In May 2016, Strand Hanson was engaged to act as Sponsor to AFI Development plc (“AFI”, or the “Company”). AFI was in discussions with its principal lender, VTB Bank PJSC (“VTB”), regarding the settlement of outstanding loans of c.US$620m.
AFI had announced its preliminary results for the year ended 31 December 2015 in March 2016, which showed a decrease in the value of the Group’s property assets by approximately US$0.5 billion to US$1.4 billion. VTB subsequently notified AFI that in its opinion AFI had experienced a material adverse change in its financial conditions and that AFI had 30 days to implement steps to address this, otherwise VTB would exercise its right to seek early repayment of the loans of c.US$620m.
STRAND HANSON ROLE
Strand Hanson acted as Sponsor to AFI in respect of its complex negotiations with VTB which extended over a six month period.
Following VTB’s notification in March 2016, VTB was unwilling to provide AFI sufficient time to seek an alternative transaction to either refinance the VTB loans or to dispose of assets in an orderly manner to repay the loans.
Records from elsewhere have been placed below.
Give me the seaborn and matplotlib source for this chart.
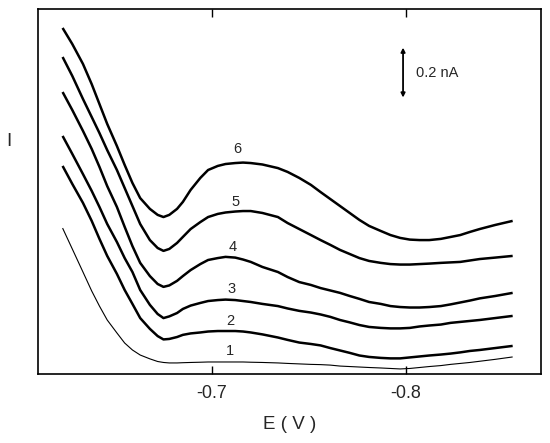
import numpy as np
import pandas as pd
import matplotlib
matplotlib.use("Agg")
import matplotlib.pyplot as plt
import seaborn as sns

# potential grid (V), shared by all curves
potential = [-0.623, -0.628, -0.6335, -0.638, -0.642, -0.646, -0.651, -0.655,
             -0.659, -0.663, -0.668, -0.672, -0.675, -0.678, -0.682, -0.685,
             -0.689, -0.694, -0.698, -0.703, -0.707, -0.712, -0.716, -0.720,
             -0.726, -0.734, -0.739, -0.745, -0.751, -0.756, -0.761, -0.766,
             -0.771, -0.776, -0.781, -0.787, -0.792, -0.797, -0.802, -0.807,
             -0.812, -0.818, -0.823, -0.828, -0.833, -0.838, -0.846, -0.855]

# current readings (nA, arbitrary offset) for curves 1..6
curve1 = [0.608, 0.521, 0.425, 0.346, 0.283, 0.225, 0.171, 0.129, 0.100, 0.079,
          0.063, 0.052, 0.048, 0.046, 0.046, 0.047, 0.048, 0.049, 0.050, 0.050,
          0.050, 0.050, 0.050, 0.049, 0.048, 0.046, 0.044, 0.042, 0.040, 0.039,
          0.037, 0.033, 0.031, 0.029, 0.027, 0.025, 0.023, 0.021, 0.023, 0.027,
          0.031, 0.035, 0.040, 0.044, 0.048, 0.053, 0.061, 0.071]
curve2 = [0.867, 0.792, 0.713, 0.638, 0.563, 0.492, 0.417, 0.350, 0.292, 0.233,
          0.188, 0.158, 0.144, 0.146, 0.154, 0.163, 0.169, 0.173, 0.177, 0.179,
          0.179, 0.179, 0.177, 0.173, 0.165, 0.152, 0.142, 0.131, 0.125, 0.119,
          0.108, 0.098, 0.088, 0.077, 0.071, 0.067, 0.065, 0.065, 0.069, 0.073,
          0.077, 0.081, 0.085, 0.090, 0.096, 0.100, 0.108, 0.117]
curve3 = [0.992, 0.917, 0.833, 0.763, 0.696, 0.625, 0.550, 0.483, 0.425, 0.350,
          0.288, 0.250, 0.233, 0.240, 0.254, 0.271, 0.285, 0.296, 0.304, 0.308,
          0.310, 0.308, 0.304, 0.300, 0.292, 0.283, 0.273, 0.263, 0.256, 0.248,
          0.238, 0.225, 0.215, 0.204, 0.196, 0.192, 0.190, 0.190, 0.192, 0.198,
          0.202, 0.206, 0.213, 0.217, 0.221, 0.225, 0.233, 0.242]
curve4 = [1.175, 1.100, 1.013, 0.938, 0.863, 0.783, 0.696, 0.613, 0.533, 0.463,
          0.408, 0.375, 0.363, 0.369, 0.388, 0.408, 0.433, 0.458, 0.475, 0.483,
          0.488, 0.485, 0.477, 0.467, 0.446, 0.425, 0.404, 0.383, 0.371, 0.358,
          0.348, 0.338, 0.325, 0.313, 0.300, 0.292, 0.283, 0.279, 0.277, 0.277,
          0.279, 0.283, 0.290, 0.298, 0.306, 0.315, 0.325, 0.338]
curve5 = [1.321, 1.242, 1.146, 1.071, 1.004, 0.933, 0.850, 0.775, 0.700, 0.625,
          0.558, 0.525, 0.513, 0.521, 0.546, 0.571, 0.604, 0.633, 0.654, 0.667,
          0.673, 0.677, 0.679, 0.679, 0.671, 0.654, 0.629, 0.604, 0.579, 0.558,
          0.538, 0.517, 0.500, 0.483, 0.471, 0.463, 0.458, 0.456, 0.456, 0.458,
          0.460, 0.463, 0.465, 0.467, 0.473, 0.479, 0.485, 0.492]
curve6 = [1.442, 1.375, 1.292, 1.208, 1.125, 1.042, 0.950, 0.871, 0.796, 0.733,
          0.688, 0.663, 0.654, 0.663, 0.688, 0.717, 0.767, 0.817, 0.850, 0.867,
          0.875, 0.879, 0.881, 0.879, 0.873, 0.858, 0.842, 0.817, 0.788, 0.758,
          0.729, 0.700, 0.671, 0.642, 0.617, 0.596, 0.579, 0.567, 0.560, 0.558,
          0.558, 0.563, 0.571, 0.579, 0.592, 0.604, 0.621, 0.638]

curve_names = ["1", "2", "3", "4", "5", "6"]
curves = [curve1, curve2, curve3, curve4, curve5, curve6]

# where the curve numbers sit (E, I)
label_pos = [(-0.7093, 0.096), (-0.7093, 0.221), (-0.7103, 0.354),
             (-0.7108, 0.529), (-0.7119, 0.717), (-0.7129, 0.9375)]

sns.set_style("white")
plt.rcParams['font.family'] = ['Liberation Sans', 'DejaVu Sans']

fig = plt.figure(figsize=(5.5, 4.43), dpi=100)
ax = fig.add_axes([0.069, 0.1558, 0.9146, 0.8239])

for name, vals in zip(curve_names, curves):
    df = pd.DataFrame({"E": potential, "I": vals})
    lw = 0.8 if name == "1" else 1.8
    sns.lineplot(data=df, x="E", y="I", sort=False, color="black", lw=lw,
                 ax=ax, solid_joinstyle="round", solid_capstyle="butt")

for name, (ex, iy) in zip(curve_names, label_pos):
    ax.text(ex, iy, name, ha="center", va="center", fontsize=10.5)

# 0.2 nA scale bar
ax.annotate("", xy=(-0.7985, 1.360), xytext=(-0.7985, 1.152),
            arrowprops=dict(arrowstyle="<|-|>", color="black", lw=1.3,
                            mutation_scale=6, shrinkA=0, shrinkB=0))
ax.text(-0.8050, 1.256, "0.2 nA", ha="left", va="center", fontsize=10.5)

ax.set_xlim(-0.6103, -0.8696)
ax.set_ylim(0, 1.521)
ax.set_xticks([-0.7, -0.8])
ax.set_xticklabels(["-0.7", "-0.8"])
ax.set_yticks([])
ax.tick_params(axis="x", direction="in", length=6, width=1, top=True,
               bottom=True, labelsize=13, pad=8, color="black")
for sp in ax.spines.values():
    sp.set_color("black")
    sp.set_linewidth(1.2)

ax.set_xlabel("E ( V )", fontsize=13.5, labelpad=10)
ax.set_ylabel("")
fig.text(8.5 / 550, 1 - 142 / 443, "I", ha="center", va="center", fontsize=13.5)

fig.savefig("out.png", dpi=100)
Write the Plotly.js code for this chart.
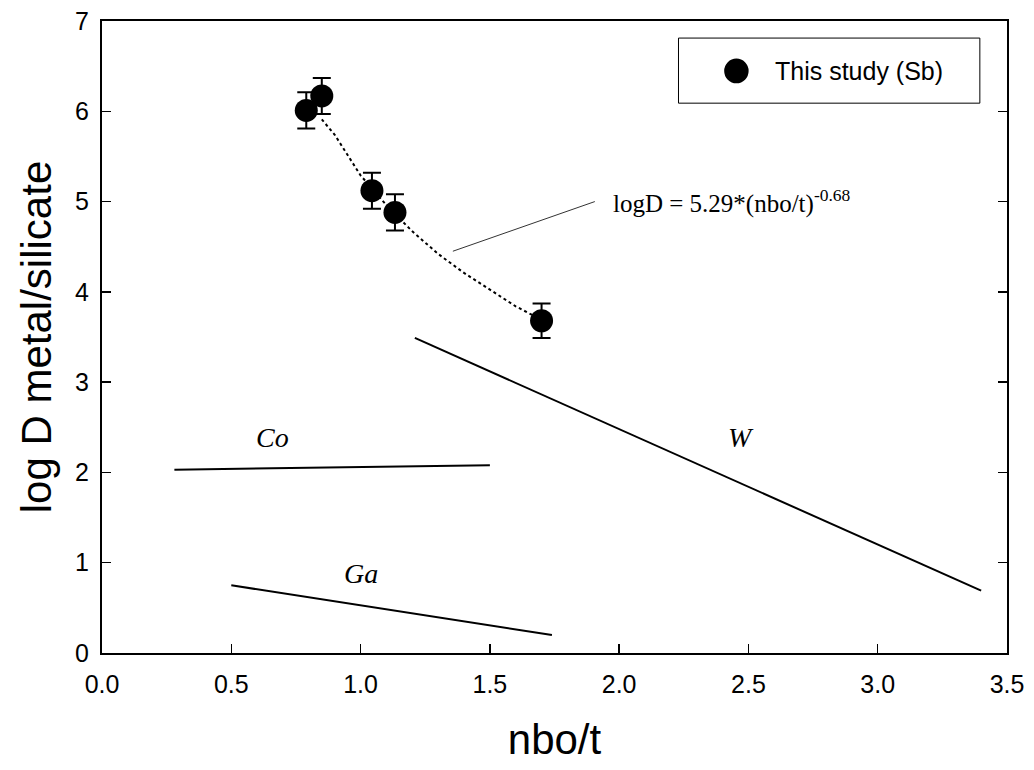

AFI’s options were therefore severely constrained by its indebtedness to VTB.
Following extensive negotiations, AFI announced it had agreed the Class 1 disposal of certain real estate assets in Moscow, including its principal asset the AFIMALL City Shopping Centre, to VTB with a value of, in aggregate, c.US$867m to settle the loans of c.US$620m (the “Disposal”). However, the parties also announced that they were considering an alternative to the Disposal in the form of a personal guarantee from AFI’s Chairman, Mr Leviev. Shareholders approved the Disposal on 1 August 2016 and subsequently, on 28 September 2016, the parties announced that they had agreed to amend the terms of the loans, which were finally entered into in December 2016.
Following a complex series of negotiations between the parties, the Company was able to secure an amendment to the loans, thereby providing financial stability and enabling AFI to retain assets with a value of, in aggregate, c.US$867m.